_Your objective_
Write out every line of the material as it stands, apart from the pictures.

_Data lines_
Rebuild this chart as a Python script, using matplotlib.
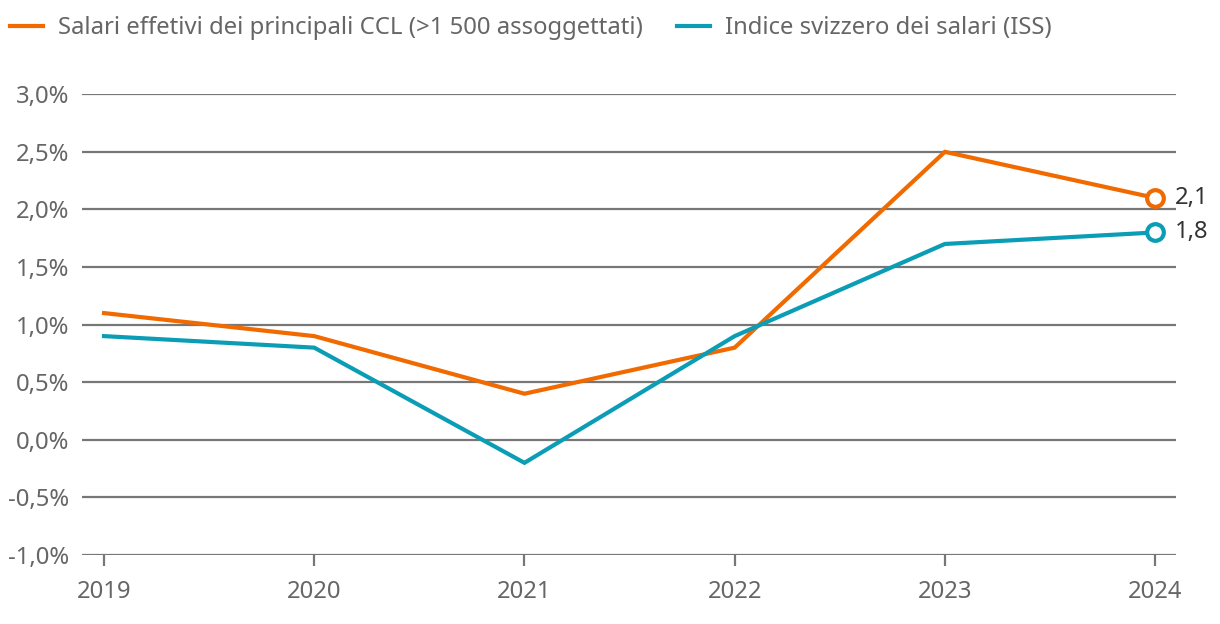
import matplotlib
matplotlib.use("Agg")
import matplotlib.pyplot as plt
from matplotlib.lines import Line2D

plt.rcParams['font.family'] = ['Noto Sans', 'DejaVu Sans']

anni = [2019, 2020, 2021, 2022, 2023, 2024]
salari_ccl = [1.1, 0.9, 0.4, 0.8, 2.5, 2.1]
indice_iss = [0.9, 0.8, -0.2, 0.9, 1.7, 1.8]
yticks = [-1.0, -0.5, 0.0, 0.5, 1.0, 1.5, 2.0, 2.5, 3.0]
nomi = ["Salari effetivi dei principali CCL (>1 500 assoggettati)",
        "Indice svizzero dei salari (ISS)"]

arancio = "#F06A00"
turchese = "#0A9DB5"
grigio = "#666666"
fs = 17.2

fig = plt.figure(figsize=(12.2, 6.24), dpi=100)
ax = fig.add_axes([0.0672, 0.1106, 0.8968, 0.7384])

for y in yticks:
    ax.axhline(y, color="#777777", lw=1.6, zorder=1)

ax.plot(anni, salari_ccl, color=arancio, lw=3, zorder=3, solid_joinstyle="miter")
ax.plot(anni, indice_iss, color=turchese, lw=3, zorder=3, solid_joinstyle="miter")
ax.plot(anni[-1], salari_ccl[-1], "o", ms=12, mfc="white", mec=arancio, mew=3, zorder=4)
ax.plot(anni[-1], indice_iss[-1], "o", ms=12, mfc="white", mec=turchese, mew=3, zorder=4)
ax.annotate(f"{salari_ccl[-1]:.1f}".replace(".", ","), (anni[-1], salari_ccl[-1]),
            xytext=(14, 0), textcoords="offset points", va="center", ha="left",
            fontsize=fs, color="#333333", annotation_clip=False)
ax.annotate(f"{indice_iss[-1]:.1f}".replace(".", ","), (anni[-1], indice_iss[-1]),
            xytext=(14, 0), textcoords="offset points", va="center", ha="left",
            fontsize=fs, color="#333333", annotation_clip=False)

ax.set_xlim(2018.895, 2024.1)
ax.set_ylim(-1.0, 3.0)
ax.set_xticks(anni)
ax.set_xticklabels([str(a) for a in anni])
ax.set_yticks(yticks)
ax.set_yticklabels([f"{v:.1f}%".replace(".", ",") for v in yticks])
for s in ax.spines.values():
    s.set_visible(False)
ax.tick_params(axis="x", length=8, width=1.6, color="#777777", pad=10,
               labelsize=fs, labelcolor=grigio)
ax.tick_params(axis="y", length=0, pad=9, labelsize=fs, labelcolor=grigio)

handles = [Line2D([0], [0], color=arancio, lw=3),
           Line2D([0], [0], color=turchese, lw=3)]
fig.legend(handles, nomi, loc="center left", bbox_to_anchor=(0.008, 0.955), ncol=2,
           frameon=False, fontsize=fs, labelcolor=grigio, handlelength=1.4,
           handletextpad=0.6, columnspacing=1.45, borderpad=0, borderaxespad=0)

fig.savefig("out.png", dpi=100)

_Solution below_
Rebuild this chart as a Python script, using matplotlib.
import matplotlib
matplotlib.use("Agg")
import matplotlib.pyplot as plt
from matplotlib.lines import Line2D

plt.rcParams['font.family'] = ['Noto Sans', 'DejaVu Sans']

anni = [2019, 2020, 2021, 2022, 2023, 2024]
salari_ccl = [1.1, 0.9, 0.4, 0.8, 2.5, 2.1]
indice_iss = [0.9, 0.8, -0.2, 0.9, 1.7, 1.8]
yticks = [-1.0, -0.5, 0.0, 0.5, 1.0, 1.5, 2.0, 2.5, 3.0]
nomi = ["Salari effetivi dei principali CCL (>1 500 assoggettati)",
        "Indice svizzero dei salari (ISS)"]

arancio = "#F06A00"
turchese = "#0A9DB5"
grigio = "#666666"
fs = 17.2

fig = plt.figure(figsize=(12.2, 6.24), dpi=100)
ax = fig.add_axes([0.0672, 0.1106, 0.8968, 0.7384])

for y in yticks:
    ax.axhline(y, color="#777777", lw=1.6, zorder=1)

ax.plot(anni, salari_ccl, color=arancio, lw=3, zorder=3, solid_joinstyle="miter")
ax.plot(anni, indice_iss, color=turchese, lw=3, zorder=3, solid_joinstyle="miter")
ax.plot(anni[-1], salari_ccl[-1], "o", ms=12, mfc="white", mec=arancio, mew=3, zorder=4)
ax.plot(anni[-1], indice_iss[-1], "o", ms=12, mfc="white", mec=turchese, mew=3, zorder=4)
ax.annotate(f"{salari_ccl[-1]:.1f}".replace(".", ","), (anni[-1], salari_ccl[-1]),
            xytext=(14, 0), textcoords="offset points", va="center", ha="left",
            fontsize=fs, color="#333333", annotation_clip=False)
ax.annotate(f"{indice_iss[-1]:.1f}".replace(".", ","), (anni[-1], indice_iss[-1]),
            xytext=(14, 0), textcoords="offset points", va="center", ha="left",
            fontsize=fs, color="#333333", annotation_clip=False)

ax.set_xlim(2018.895, 2024.1)
ax.set_ylim(-1.0, 3.0)
ax.set_xticks(anni)
ax.set_xticklabels([str(a) for a in anni])
ax.set_yticks(yticks)
ax.set_yticklabels([f"{v:.1f}%".replace(".", ",") for v in yticks])
for s in ax.spines.values():
    s.set_visible(False)
ax.tick_params(axis="x", length=8, width=1.6, color="#777777", pad=10,
               labelsize=fs, labelcolor=grigio)
ax.tick_params(axis="y", length=0, pad=9, labelsize=fs, labelcolor=grigio)

handles = [Line2D([0], [0], color=arancio, lw=3),
           Line2D([0], [0], color=turchese, lw=3)]
fig.legend(handles, nomi, loc="center left", bbox_to_anchor=(0.008, 0.955), ncol=2,
           frameon=False, fontsize=fs, labelcolor=grigio, handlelength=1.4,
           handletextpad=0.6, columnspacing=1.45, borderpad=0, borderaxespad=0)

fig.savefig("out.png", dpi=100)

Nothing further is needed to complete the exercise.